Thursday, February 12, 2015

Turns Out Yoga Pants Are The Downfall Of Society

Montana State Rep. David Moore is no fan of
yoga pants. Apparently they are a menace.
Image from Jezebel.  
The State of Montana has the best fashion police, let me tell you.

The world is going to hell in a hand basket, and Montana State Rep. David Moore knows exactly why:

Yoga pants. Especially the ones that are about the same color as human skin. It makes a person look naked or something, Moore said.

According to the Billings Gazette, Moore has introduced the morality saving House Bill 365, which would expand Montana's indecent exposure law to include, as the Gazette put it, "any nipple exposure, including met's and any garment that 'gives the appearance or simulates' a person's buttocks, genitals, pelvic area or female nipple."

That list would include flesh-colored yoga pants, Moore said. Other color yoga pants would have been OK, supposedly, under the proposal, but Moore doesn't like any yoga pants.

"Yoga pants should be illegal in public anyway," Moore said after a hearing on the bill, says the Billings Gazette.

This all got started last August, when there was something called  "Bare As You Dare" bicycle event in Missoula. This kind of thing happens in a lot of cities lately where people in a group ride bicycles while naked because it's fun, people want to celebrate and promote acceptance of all kinds of body images, or they're making some sort of statement like "bicycles are good" or "fossil fuels are bad."

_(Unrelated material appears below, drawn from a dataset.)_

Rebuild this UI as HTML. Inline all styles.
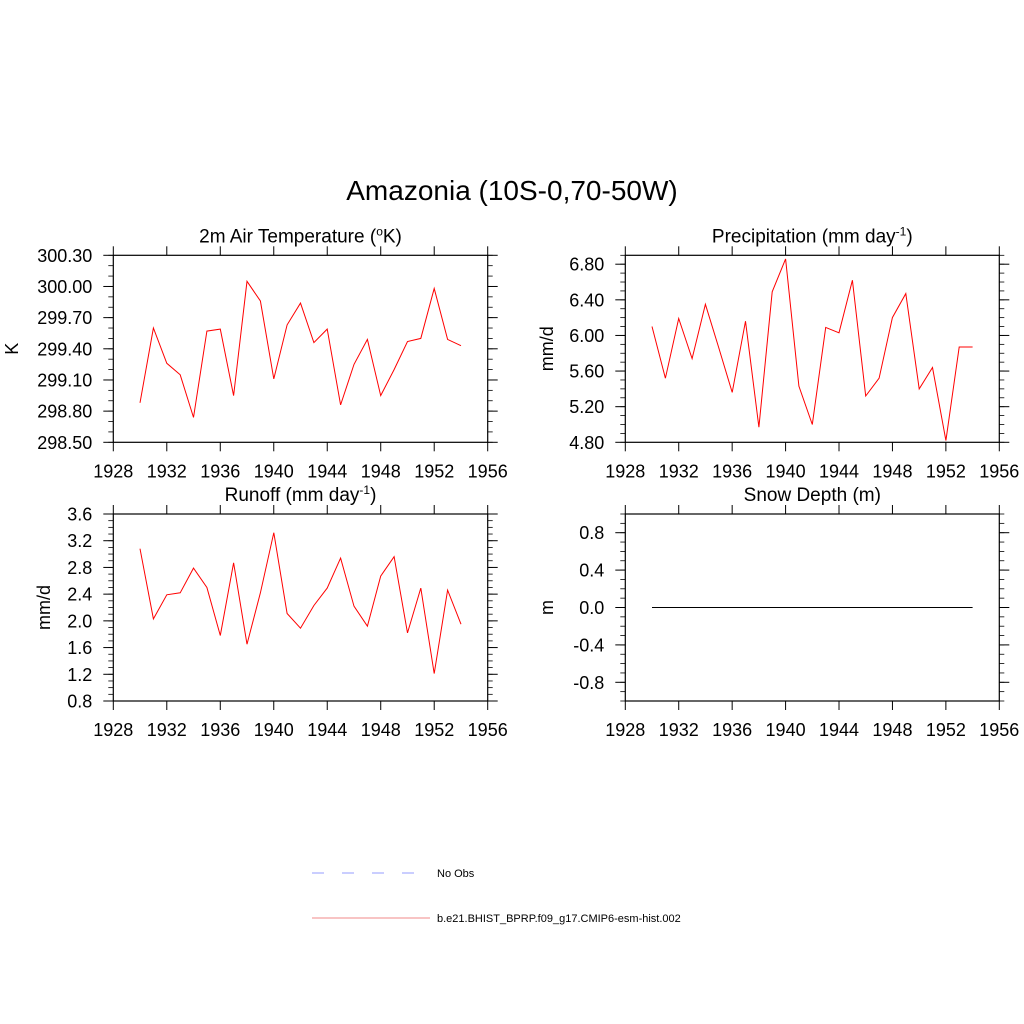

I'm not sure how riding a bike naked will reduce our dependence on fossil fuel, but what the hell. Nobody is getting hurt at these events, right

If you ask Moore and another Montana lawmaker named Walt Hill, this kind of naked bike ride is a terrible threat to the Good Citizens of Montana, so any kind of indecent exposure must be stopped.

Officials felt like they had to give a permit for the "Bare As You Dare" event last year because denying it would maybe make the officials run afoul of First Amendment free speech protections.

So, the effort is on to cover up Big Sky country.

"I want Montana to be known as a decent state where people can live within the security of laws and protect their children and associates from degrading and indecent practices," the Billings Gazette quoted Hill as saying.

Yeah, because I surely wouldn't feel secure unless there was a ban on naked bike rides, yoga pants and guys walking around wearing no shirts.

The wrong kind of clothing is apparently dangerous, at least in the eyes of some lawmakers.

However, Moore's efforts are for naught. According to Jezebel and the Associated Press, a Montana legislative committed voted to day to quash the anti-yoga pants bill.

At the peak of the craze of wearing baggy pants that sagged halfway down people's butts, some states and municipalities tried to ban the wearing of them. 

Too dangerous? Too, I don't know, hip hoppy?

Way back in the 1930s people tried to ban zoot suits because they, like the baggy pants, represented an urban youth culture, rather weighted toward Hispanics, that the adults didn't like.

I'm still not sure how banning certain types of clothing, instead of banning objectionable behavior is going to fix society's ills.

But I guess fixing society's ills is too tough a task, so banning certain types of clothes seems an easy way out.

Talk about the emperor having no clothes!